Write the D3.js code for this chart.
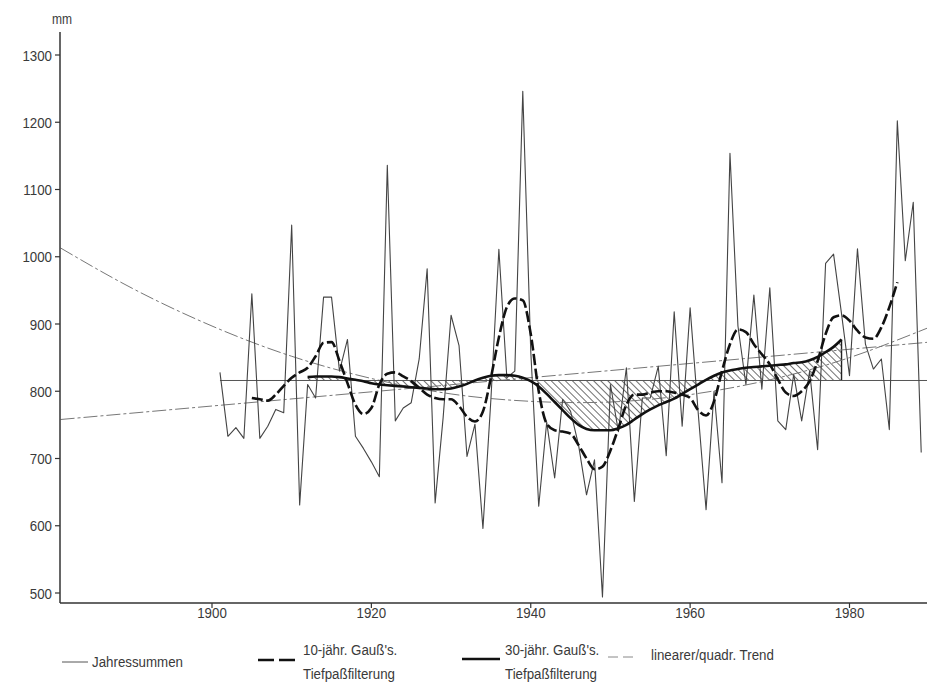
<!DOCTYPE html>
<html>
<head>
<meta charset="utf-8">
<script src="https://cdn.jsdelivr.net/npm/d3@7"></script>
<style>
  html, body { margin: 0; padding: 0; background: #fff; }
  svg { display: block; }
  text { font-family: "Liberation Sans", Arial, Helvetica, sans-serif; fill: #3a3a3a; }
</style>
</head>
<body>
<svg id="chart" width="927" height="694"></svg>
<script>
// ---------------- DATA ----------------
const annualYears = d3.range(1901, 1990);
const annualValues = [
  828, 733, 746, 730, 945, 730, 748, 773, 768, 1047,   // 1901-1910
  631, 810, 790, 940, 940, 830, 877, 733, 715, 695,    // 1911-1920
  673, 1136, 756, 775, 783, 848, 982, 634, 760, 913,   // 1921-1930
  868, 703, 751, 596, 788, 1011, 820, 830, 1246, 860,  // 1931-1940
  629, 754, 671, 788, 770, 720, 646, 698, 494, 810,    // 1941-1950
  740, 835, 636, 790, 790, 837, 704, 918, 748, 924,    // 1951-1960
  770, 624, 800, 664, 1154, 897, 810, 943, 803, 954,   // 1961-1970
  756, 743, 825, 756, 830, 713, 990, 1004, 915, 823,   // 1971-1980
  1012, 870, 833, 848, 743, 1202, 994, 1081, 709       // 1981-1989
];

const filter10Years = d3.range(1905, 1987);
const filter10Values = [
  790, 788, 786, 795, 808, 820, 828, 835, 852, 872,    // 1905-1914
  873, 845, 812, 780, 766, 775, 810, 826, 828, 822,    // 1915-1924
  815, 805, 795, 790, 788, 788, 778, 762, 755, 770,    // 1925-1934
  820, 880, 925, 938, 935, 885, 800, 752, 742, 740,    // 1935-1944
  737, 720, 700, 684, 688, 712, 745, 780, 795, 795,    // 1945-1954
  798, 800, 800, 798, 795, 790, 772, 764, 785, 830,    // 1955-1964
  870, 892, 888, 870, 855, 840, 818, 798, 793, 800,    // 1965-1974
  815, 845, 885, 910, 913, 905, 890, 880, 878, 895,    // 1975-1984
  925, 962                                             // 1985-1986
];

const filter30Years = d3.range(1912, 1980);
const filter30Values = [
  821, 822, 822, 822, 821, 819, 817, 815, 812, 810,    // 1912-1921
  809, 808, 807, 806, 805, 804, 803, 803, 804, 807,    // 1922-1931
  811, 816, 820, 823, 824, 824, 823, 820, 815, 807,    // 1932-1941
  796, 784, 772, 760, 750, 744, 742, 742, 742, 745,    // 1942-1951
  750, 758, 766, 773, 779, 784, 789, 796, 803, 810,    // 1952-1961
  817, 823, 828, 831, 833, 835, 836, 837, 838, 839,    // 1962-1971
  840, 842, 843, 846, 851, 858, 866, 877               // 1972-1979
];

const meanYears = [1901, 1990];
const meanValues = [816, 816];

const linTrendYears = [1881, 1990];
const linTrendValues = [758, 873];

const quadTrendYears = [1881, 1890, 1900, 1910, 1920, 1930, 1940, 1950, 1960, 1970, 1980, 1990];
const quadTrendValues = [1013, 953, 897, 852, 819, 796, 785, 784, 795, 817, 850, 895];

const yTicks = [500, 600, 700, 800, 900, 1000, 1100, 1200, 1300];
const xTicks = [1900, 1920, 1940, 1960, 1980];
const unitLabel = "mm";
const legendLabels = [
  ["Jahressummen"],
  ["10-jähr. Gauß's.", "Tiefpaßfilterung"],
  ["30-jähr. Gauß's.", "Tiefpaßfilterung"],
  ["linearer/quadr. Trend"]
];

// ---------------- SCALES ----------------
const svg = d3.select("#chart");
const W = 927, H = 694;
svg.append("rect").attr("width", W).attr("height", H).attr("fill", "#fff");

const x = d3.scaleLinear().domain([1900, 1980]).range([212, 849.5]);
const y = d3.scaleLinear().domain([500, 1300]).range([593, 55]);

const plotLeft = 60, plotRight = 927, plotBottom = 603, plotTop = 32;
const FS = 15.5;
const SX = 0.86; // horizontal condensation of the typeface

function ctext(parent, tx, ty, str, anchor, size, dy) {
  return parent.append("text")
    .attr("transform", `translate(${tx},${ty}) scale(${SX},1)`)
    .attr("x", 0).attr("y", 0)
    .attr("dy", dy || null)
    .attr("text-anchor", anchor || "start")
    .attr("font-size", size || FS)
    .text(str);
}

const defs = svg.append("defs");
const pat = defs.append("pattern")
  .attr("id", "hatch")
  .attr("patternUnits", "userSpaceOnUse")
  .attr("width", 5).attr("height", 5)
  .attr("patternTransform", "rotate(-45)");
pat.append("line").attr("x1", 0).attr("y1", 0).attr("x2", 0).attr("y2", 5)
  .attr("stroke", "#222").attr("stroke-width", 1.3);

defs.append("clipPath").attr("id", "plotclip")
  .append("rect").attr("x", plotLeft).attr("y", 0).attr("width", plotRight - plotLeft).attr("height", plotBottom);

const g = svg.append("g").attr("clip-path", "url(#plotclip)");

// ---------------- HATCHED AREA (30yr filter vs mean) ----------------
const f30 = filter30Years.map((yr, i) => ({ yr, v: filter30Values[i] }));
const meanAt = yr => meanValues[0] + (meanValues[1] - meanValues[0]) * (yr - meanYears[0]) / (meanYears[1] - meanYears[0]);
g.append("path")
  .datum(f30)
  .attr("d", d3.area().x(d => x(d.yr)).y0(d => y(meanAt(d.yr))).y1(d => y(d.v)).curve(d3.curveMonotoneX))
  .attr("fill", "url(#hatch)")
  .attr("stroke", "none");
const lastYr = filter30Years[filter30Years.length - 1];
g.append("line")
  .attr("x1", x(lastYr)).attr("x2", x(lastYr))
  .attr("y1", y(filter30Values[filter30Values.length - 1])).attr("y2", y(meanAt(lastYr)))
  .attr("stroke", "#222").attr("stroke-width", 1.4);

// ---------------- TREND LINES ----------------
const trendStyle = sel => sel.attr("fill", "none").attr("stroke", "#777").attr("stroke-width", 1)
  .attr("stroke-dasharray", "14,3,3,3");
g.append("path")
  .datum(quadTrendYears.map((yr, i) => ({ yr, v: quadTrendValues[i] })))
  .attr("d", d3.line().x(d => x(d.yr)).y(d => y(d.v)).curve(d3.curveNatural))
  .call(trendStyle);
g.append("path")
  .datum(linTrendYears.map((yr, i) => ({ yr, v: linTrendValues[i] })))
  .attr("d", d3.line().x(d => x(d.yr)).y(d => y(d.v)))
  .call(trendStyle);

// ---------------- MEAN LINE ----------------
g.append("path")
  .datum(meanYears.map((yr, i) => ({ yr, v: meanValues[i] })))
  .attr("d", d3.line().x(d => x(d.yr)).y(d => y(d.v)))
  .attr("fill", "none").attr("stroke", "#555").attr("stroke-width", 1);

// ---------------- ANNUAL SERIES ----------------
g.append("path")
  .datum(annualYears.map((yr, i) => ({ yr, v: annualValues[i] })))
  .attr("d", d3.line().x(d => x(d.yr)).y(d => y(d.v)))
  .attr("fill", "none").attr("stroke", "#444").attr("stroke-width", 1.1)
  .attr("stroke-linejoin", "round");

// ---------------- 30yr FILTER ----------------
g.append("path")
  .datum(f30)
  .attr("d", d3.line().x(d => x(d.yr)).y(d => y(d.v)).curve(d3.curveMonotoneX))
  .attr("fill", "none").attr("stroke", "#111").attr("stroke-width", 2.6);

// ---------------- 10yr FILTER ----------------
g.append("path")
  .datum(filter10Years.map((yr, i) => ({ yr, v: filter10Values[i] })))
  .attr("d", d3.line().x(d => x(d.yr)).y(d => y(d.v)).curve(d3.curveMonotoneX))
  .attr("fill", "none").attr("stroke", "#111").attr("stroke-width", 2.6)
  .attr("stroke-dasharray", "11,3.5");

// ---------------- AXES ----------------
const axisColor = "#333";
svg.append("line").attr("x1", plotLeft).attr("x2", plotLeft).attr("y1", plotTop).attr("y2", plotBottom)
  .attr("stroke", axisColor).attr("stroke-width", 1.5);
const yAxisG = svg.append("g");
yTicks.forEach(v => {
  yAxisG.append("line").attr("x1", plotLeft - 5).attr("x2", plotLeft).attr("y1", y(v)).attr("y2", y(v))
    .attr("stroke", axisColor).attr("stroke-width", 1.2);
  ctext(yAxisG, plotLeft - 8, y(v), String(v), "end", FS, "0.36em");
});
ctext(svg, 62, 24, unitLabel, "middle", 14);

svg.append("line").attr("x1", plotLeft).attr("x2", plotRight).attr("y1", plotBottom).attr("y2", plotBottom)
  .attr("stroke", axisColor).attr("stroke-width", 1.5);
const xAxisG = svg.append("g");
xTicks.forEach(v => {
  xAxisG.append("line").attr("x1", x(v)).attr("x2", x(v)).attr("y1", plotBottom).attr("y2", plotBottom + 5)
    .attr("stroke", axisColor).attr("stroke-width", 1.2);
  ctext(xAxisG, x(v), 618, String(v), "middle", FS);
});

// ---------------- LEGEND ----------------
const lg = svg.append("g");
lg.append("line").attr("x1", 62).attr("x2", 88).attr("y1", 662).attr("y2", 662)
  .attr("stroke", "#555").attr("stroke-width", 1);
ctext(lg, 92, 667, legendLabels[0][0]);
lg.append("line").attr("x1", 258).attr("x2", 297).attr("y1", 660).attr("y2", 660)
  .attr("stroke", "#111").attr("stroke-width", 2.6).attr("stroke-dasharray", "16,5");
ctext(lg, 303, 655, legendLabels[1][0]);
ctext(lg, 303, 679, legendLabels[1][1]);
lg.append("line").attr("x1", 462).attr("x2", 500).attr("y1", 659).attr("y2", 659)
  .attr("stroke", "#111").attr("stroke-width", 2.6);
ctext(lg, 505, 655, legendLabels[2][0]);
ctext(lg, 505, 679, legendLabels[2][1]);
lg.append("line").attr("x1", 608).attr("x2", 637).attr("y1", 657).attr("y2", 657)
  .attr("stroke", "#888").attr("stroke-width", 1).attr("stroke-dasharray", "10,5");
ctext(lg, 651, 660, legendLabels[3][0]);
</script>
</body>
</html>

= = =

- _Stated exercise_
Copy all lines from the listing that contain "chart".

- _Exercise result_
Write the D3.js code for this chart.
<svg id="chart" width="927" height="694"></svg>
const svg = d3.select("#chart");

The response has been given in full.